I will really worry if they make them self-replicating, able to power themselves off biomass, and EMP-resistant.

Luckily, only two of those apply, so our Tunnel 'Hovercrafts' have a last resort defence! (So long as nobody's trying to use a local Wifi Hotspot at the same time.)
Title: Re: Tech News. Automation, Engineering, Environment Etc
Post by: McTraveller on December 31, 2020, 09:43:08 pm
I was thinking more Horizon Zero Dawn, not The Matrix. Especially with their dog bots.
Title: Re: Tech News. Automation, Engineering, Environment Etc
Post by: dragdeler on December 31, 2020, 09:59:07 pm
They're practicing for the moment they wipe us out, so that they can dance on our graves (https://www.youtube.com/watch?v=fn3KWM1kuAw&feature=youtu.be)

Spoiler: push, push (click to show/hide)
Title: Re: Tech News. Automation, Engineering, Environment Etc
Post by: TomJo on January 21, 2021, 09:16:32 am
Just share this with you.
Scottish company Skyrora has completed final tests of an orbiting transport vehicle (OTV), which can carry out a number of space missions after payload delivery, including replacing its backup satellites or even removing space debris.
In the era of mass launching a lot of everything into orbit, such developments may turn out to be a necessary thing.
The press release states that the Skyrora XL launch vehicle was originally designed with the capabilities of the future third stage in mind.
Title: Re: Tech News. Automation, Engineering, Environment Etc
Post by: martinuzz on February 04, 2021, 06:19:38 am
Major setback for Microsoft's quantum computer project at the university of Delft.

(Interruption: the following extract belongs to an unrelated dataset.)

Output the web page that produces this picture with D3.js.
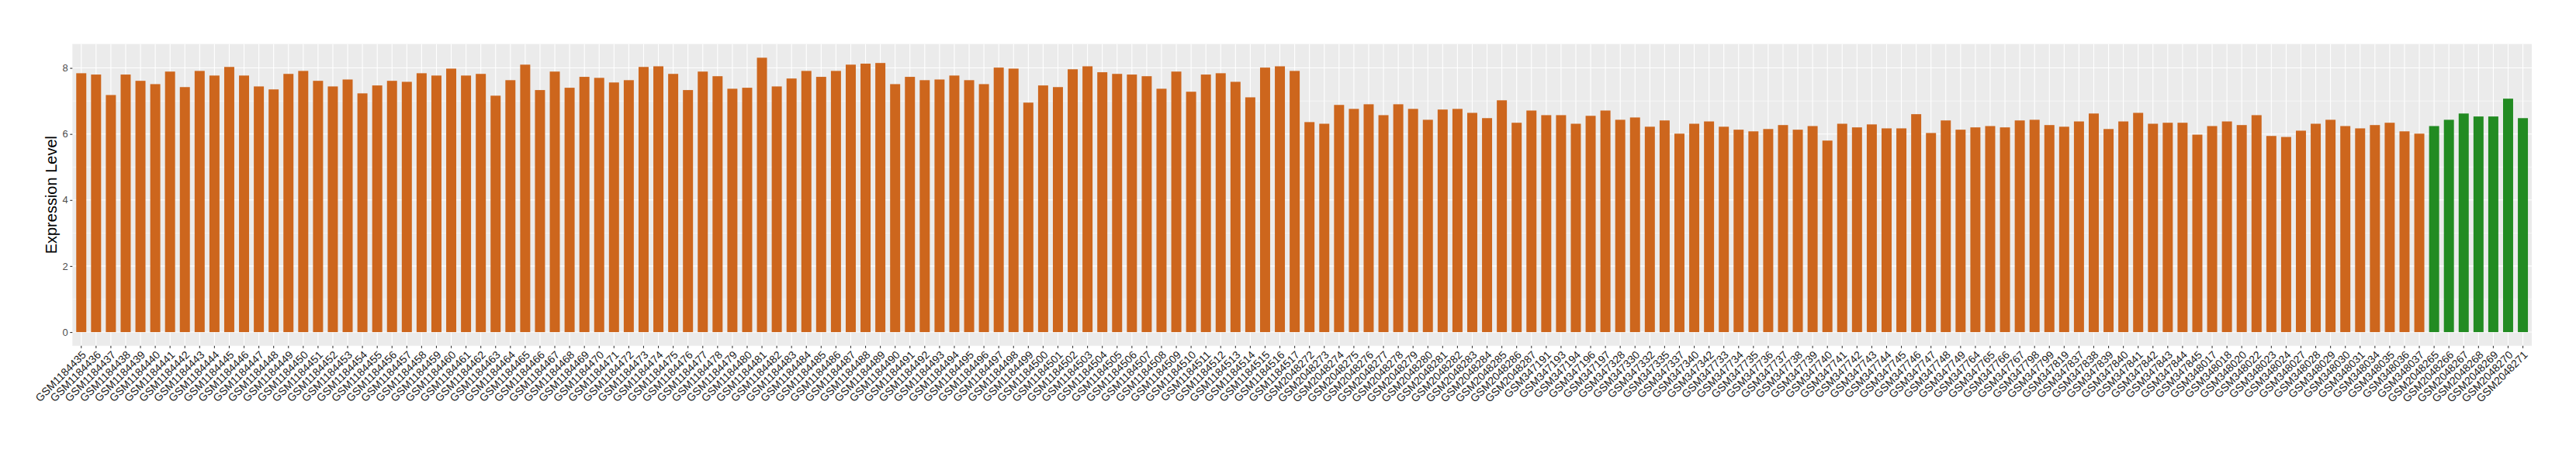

The research group lead by Leo Kouwenhoven reports that they cannot reproduce the results from their previous research that 'showed' the existence of the majorana particle, on which the whole concept of Microsoft's quantum computer is based. They have retracted their 2018 publication from Nature magazine.


https://arxiv.org/ftp/arxiv/papers/2101/2101.11456.pdf
Title: Re: Tech News. Automation, Engineering, Environment Etc
Post by: Egan_BW on February 04, 2021, 10:57:59 pm
Woohoo! Negative results! :D
Title: Re: Tech News. Automation, Engineering, Environment Etc
Post by: McTraveller on February 08, 2021, 09:47:43 am
I'm really intrigued and baffled by the whole cryptocurrency thing.  I mean Tesla just purchased $1.5B (yes, billion) in bitcoin as a financial move.

What I don't understand about this whole movement is that what are they investing in? I feel like it's pure accounting trickery, not actual production of goods and services.  Is there any aspect to the valuation of bitcoin that isn't just accounting effects?

I understand the idea of having a distributed ledger that doesn't use the traditional forex or banking channels. What I don't understand is the huge valuation associated with the tokens used for such transactions.

I really lean toward the fact that the valuation of cryptocurrency is mass hysteria, but because it's an economic hysteria it actually has real effects in the world.

Full disclosure - although I have spare cash with which I could buy crypto and probably make some profit, I refuse to do so because I feel it's dishonest gain.
Title: Re: Tech News. Automation, Engineering, Environment Etc
Post by: Starver on February 08, 2021, 10:46:48 am
It's pure investment. Futures trading on steroids, because there's no actual "future" thing to trade upon how you think it will, eventully, "presently" trade (or how you think others will shortly think about how yet others may think think... the actual trades will unfold).

It's therefore just "turtles all the way up"...

(Unless it's one of those ledgers that holds within its eventual 'mining' output some 'useful' data, such as the solution to some real-world problem outwith the purely ledgerising one. But I'm not sure those are better done this way than by dedicating super-/cluster-/distributed-computing MIPS/BIPS/etc to.)
Title: Re: Tech News. Automation, Engineering, Environment Etc
Post by: thompson on February 09, 2021, 12:58:52 am
It's pure investment. Futures trading on steroids, because there's no actual "future" thing to trade upon how you think it will, eventully, "presently" trade (or how you think others will shortly think about how yet others may think think... the actual trades will unfold).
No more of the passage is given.